Kuwait’s official KUNA news agency reported that Kuwait’s leaders accepted the resignation of the interior minister, Sheik Jaber Al-Khaled Al-Sabah, and replaced him with a close relative of Kuwait’s ruler.

Scores of homes burn in Australia

PERTH, Australia – A wildfire that tore across the outskirts of an Australian city over the weekend has destroyed at least 41 homes and damaged another 19, authorities said today. One firefighter was injured and several people were treated for smoke inhalation.

Firefighters are close to stopping the spread of that wildfire and another that broke out over the weekend in the same area of Western Australia state. The two blazes have razed 4,000 acres of forested land to the north and southeast of Perth since Saturday, Fire and Emergency Services Authority spokesman Alan Gale said.

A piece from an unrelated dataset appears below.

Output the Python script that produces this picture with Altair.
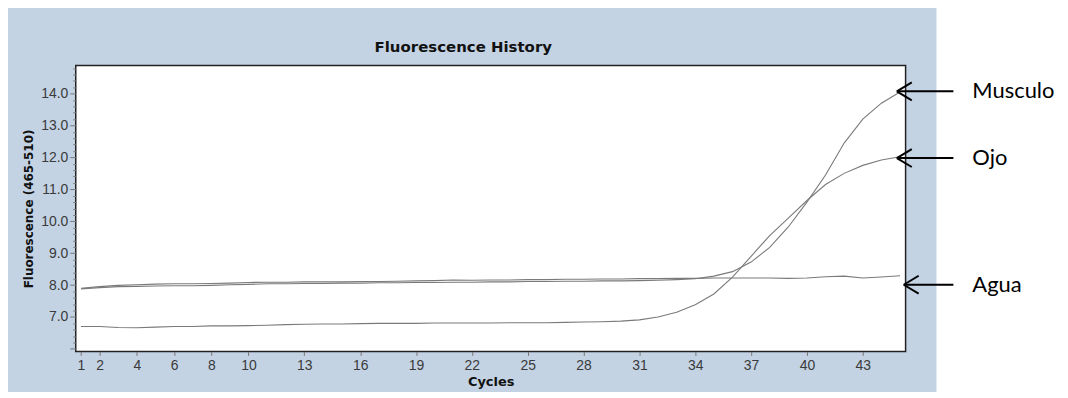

In Roleystone and the nearby community of Kelmscott, at least 41 houses were destroyed and another 19 damaged, despite the efforts of 200 firefighters, the authority’s chief operations officer, Craig Hynes, told reporters.

Old bomb found in Paris suburb

PARIS – Some 6,000 residents of a Paris suburb were evacuated from their homes while specialists defused a World War II bomb discovered on a building site.

Paris police headquarters said experts successfully rendered the 880-pound bomb harmless in a few hours.

The operation Saturday forced the closure of two neighborhoods in Boulogne-Billancourt, southwest of Paris. The bomb was discovered Jan. 27 on an old factory site of Renault automobiles under renovation.

Such evacuations are not uncommon in France, but are mainly in Normandy where bombs rained down after the Allied D-Day invasion.